🤖 AI Summary
This work investigates the loss landscape of shallow ReLU-like single-hidden-layer networks under squared loss, focusing on the structure of directionally stationary points and their impact on training dynamics. Methodologically, it introduces a first-order “escaping neuron” criterion that rigorously distinguishes non-minimizing stationary points—including saddle points—from local minima: a stationary point without escaping neurons must be a local minimum; for scalar outputs, the existence of an escaping neuron certifies non-local-minimality. This criterion captures previously overlooked saddle-point escape mechanisms, refining the characterization of saddle-to-saddle training trajectories under small initialization. Furthermore, leveraging network embedding theory, the paper models and proves how embedding transforms and reshapes the distribution of stationary points. The analysis integrates directional stationarity, piecewise-smooth optimization, and gradient descent dynamical modeling.
📝 Abstract
In this paper, we study the loss landscape of one-hidden-layer neural networks with ReLU-like activation functions trained with the empirical squared loss using gradient descent (GD). We identify the stationary points of such networks, which significantly slow down loss decrease during training. To capture such points while accounting for the non-differentiability of the loss, the stationary points that we study are directional stationary points, rather than other notions like Clarke stationary points. We show that, if a stationary point does not contain"escape neurons", which are defined with first-order conditions, it must be a local minimum.

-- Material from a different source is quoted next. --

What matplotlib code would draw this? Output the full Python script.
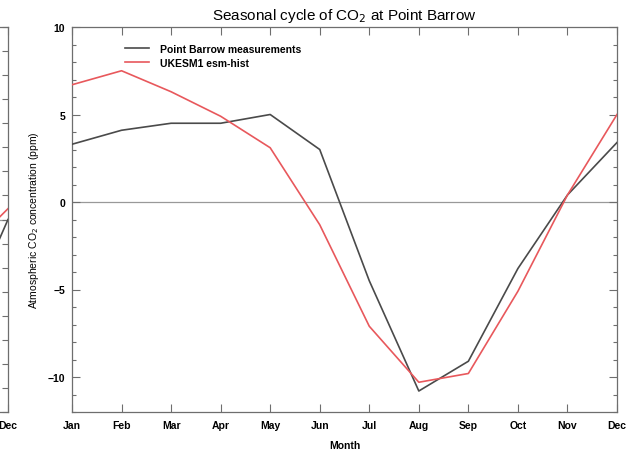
import matplotlib
matplotlib.use("Agg")
import matplotlib.pyplot as plt
from matplotlib.ticker import MultipleLocator

months = ["Jan", "Feb", "Mar", "Apr", "May", "Jun", "Jul", "Aug", "Sep", "Oct", "Nov", "Dec"]
month_num = list(range(1, 13))
point_barrow = [3.3, 4.1, 4.5, 4.5, 5.0, 3.0, -4.5, -10.8, -9.1, -3.8, 0.4, 3.4]
ukesm1 = [6.7, 7.5, 6.3, 4.9, 3.1, -1.3, -7.1, -10.3, -9.8, -5.1, 0.4, 5.0]

# partial neighbouring panel (only its Dec end is visible)
left_months = [11, 12]
left_obs = [-4.7, 0.0]
left_model = [-1.6, 0.45]

fam = ['Liberation Sans', 'DejaVu Sans']
plt.rcParams['font.family'] = fam

W, H = 641, 456
fig = plt.figure(figsize=(W / 100, H / 100), dpi=100)

gray = '#4a4a4a'
red = '#e8585c'
spine_c = '#6e6e6e'

def style(ax):
    for s in ax.spines.values():
        s.set_color(spine_c)
        s.set_linewidth(0.9)
    ax.tick_params(which='both', direction='in', top=True, right=True, colors=spine_c,
                   labelcolor='black', labelsize=7.5)
    ax.tick_params(which='major', length=6, width=0.8)
    ax.tick_params(which='minor', length=3, width=0.8)

# main panel
l, r, t, b = 72, 617, 28, 413
ax = fig.add_axes([l / W, 1 - b / H, (r - l) / W, (b - t) / H])
ax.axhline(0, color='#999999', lw=0.9, zorder=1)
ax.plot(month_num, point_barrow, color=gray, lw=1.2, label='Point Barrow measurements', zorder=3)
ax.plot(month_num, ukesm1, color=red, lw=1.2, label='UKESM1 esm-hist', zorder=3)
ax.set_xlim(1, 12)
ax.set_ylim(-12, 10)
ax.set_xticks(month_num)
ax.set_xticklabels(months, fontweight='bold')
ax.yaxis.set_major_locator(MultipleLocator(5))
ax.yaxis.set_minor_locator(MultipleLocator(1))
for lab in ax.get_yticklabels():
    lab.set_fontweight('bold')
style(ax)
ax.tick_params(axis='x', pad=6)
ax.tick_params(axis='y', pad=5)
ax.set_title('Seasonal cycle of CO$_2$ at Point Barrow', fontsize=11, pad=6)
ax.set_xlabel('Month', fontsize=7.5, fontweight='bold', labelpad=7)
ax.set_ylabel('Atmospheric CO$_2$ concentration (ppm)', fontsize=7.5, labelpad=5)
leg = ax.legend(loc='upper left', bbox_to_anchor=(0.08, 0.98), frameon=False, fontsize=7.5,
                handlelength=2.3, handletextpad=1.1, labelspacing=0.35)
for txt in leg.get_texts():
    txt.set_fontweight('bold')

# partial left panel (cut off by the figure edge)
lr = 8
axl = fig.add_axes([(lr - (r - l)) / W, 1 - b / H, (r - l) / W, (b - t) / H])
axl.axhline(0, color='#999999', lw=0.9, zorder=1)
axl.plot(left_months, left_obs, color=gray, lw=1.2)
axl.plot(left_months, left_model, color=red, lw=1.2)
axl.set_xlim(1, 12)
axl.set_ylim(-8, 8)
axl.set_xticks(month_num)
axl.set_xticklabels([''] * 11 + [months[-1]], fontweight='bold')
axl.yaxis.set_major_locator(MultipleLocator(1))
axl.set_yticklabels([])
style(axl)
axl.tick_params(axis='x', pad=6)
axl.tick_params(axis='y', which='major', length=4)

fig.savefig('out.png', dpi=100)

Moreover, for the scalar-output case, the presence of an escape neuron guarantees that the stationary point is not a local minimum. Our results refine the description of the saddle-to-saddle training process starting from infinitesimally small (vanishing) initialization for shallow ReLU-like networks: By precluding the saddle escape types that previous works did not rule out, we advance one step closer to a complete picture of the entire dynamics. Moreover, we are also able to fully discuss how network embedding, which is to instantiate a narrower network with a wider network, reshapes the stationary points.